JACKSONVILLE, Fla. -- Defensive tackle Malik Jackson had a pretty darn good first season with the Jacksonville Jaguars but he reported to training camp leaner and stronger in the hope he can be even better in 2017.
He nearly made a drastic lifestyle change to do it, too.
"Last year I came in a little heavy," Jackson admitted. "There was a big emphasis on leaning down this year and coming in ready to go from the beginning and not waiting until camp started or the middle of the season [to get into the best shape]. Coach really got on me about that and that was one of the really big things I tried to change.
"Almost went vegan, but no, I didn't go vegan."
Jackson said several close friends have eliminated meat from their diet and tried to convince him to do so as well. He said he seriously considered it, but couldn't make the commitment for one big reason.
"I like my dry-aged steaks," he admitted.
Still, Jackson said he had more chicken and fish than red meat and doubled the amount of green vegetables he ate. He's still roughly the same weight he was last season -- 290 pounds -- but his body fat percentage has dropped and he feels quicker.
It has shown up on the practice field. Jackson is consistently making plays in the backfield and has been hard for interior linemen to handle during one-on-one drills. Head coach Doug Marrone has been pleased with what he's seen.
"He's much stronger than he's been, so he's able to be available and he's out there and he's playing very well for us right now," Marrone said. "He is giving us great, quality snaps from top to bottom. Like I said, we're getting more snaps in the practices than we would in the game so we hope that carries over into the quality of snaps, every single snap, because he was out on the field quite a bit last year in third down. You want to make sure the player is ready to give you the quality in those downs."
Jackson recorded a career-high 6.5 sacks with 33 tackles, a fumble recovery, and three batted passes in his first season with the Jaguars after signing the richest contract in franchise history (six years, $86.1 million, $42 million guaranteed). One thing he didn't do, however, was say much to his teammates on the field.
Jackson said he didn’t feel comfortable doing that as a new player, even though he was coming off a Super Bowl victory with the Denver Broncos.
"I wasn't trying to step on any toes," Jackson said. "This wasn't my team. I just got here. I wanted to learn the playbook and find myself and see who everyone was. It's a little different time for me right now. I take a little more ownership and a little more of a leadership role than I did last year.
"That's pretty much who I am. I like to talk and get everyone riled up. I feel like it brings the best out of me and the other guys. Coach talks about keeping people accountable, as far as players, and that's what I'm doing. And they're keeping me accountable. It's a way to be out there and be vocal and tell everyone the standard and everyone responds in a great way."

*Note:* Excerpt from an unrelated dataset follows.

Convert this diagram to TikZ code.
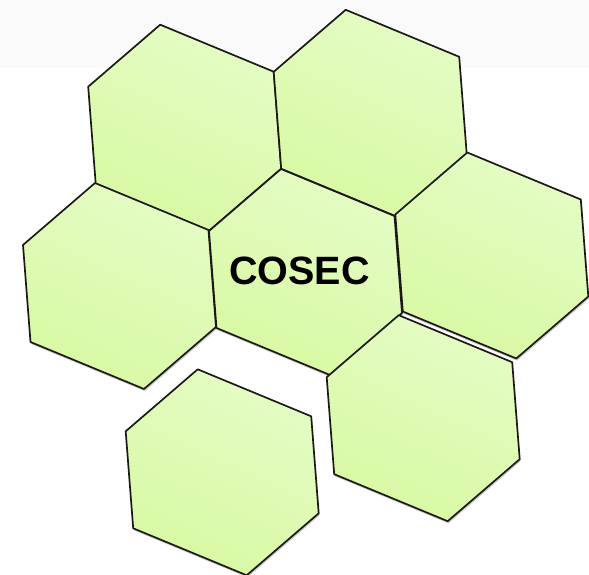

The most visible example of Jackson's change was the first padded practice when he started yelling at the offensive linemen during the one-on-one pass-rush drills. He had some colorful words for right tackle Jermey Parnell and rookie left tackle Cam Robinson when he didn't feel they were competing hard enough.
Jackson said he’s being pushed by his defensive line teammates, too, and that is a big reason why this may be one of the best camps of his career.
"We have guys like Mike Bennett and Sheldon Day who are three-techniques [defensive tackles aligned with the outside shoulder of the guard], too, who are doing their thing," Jackson said. "It allows me to not be complacent and keep working. Those guys are pushing me. I'm pushing them. I think it's a good camp. It's only the beginning and I plan on doing better."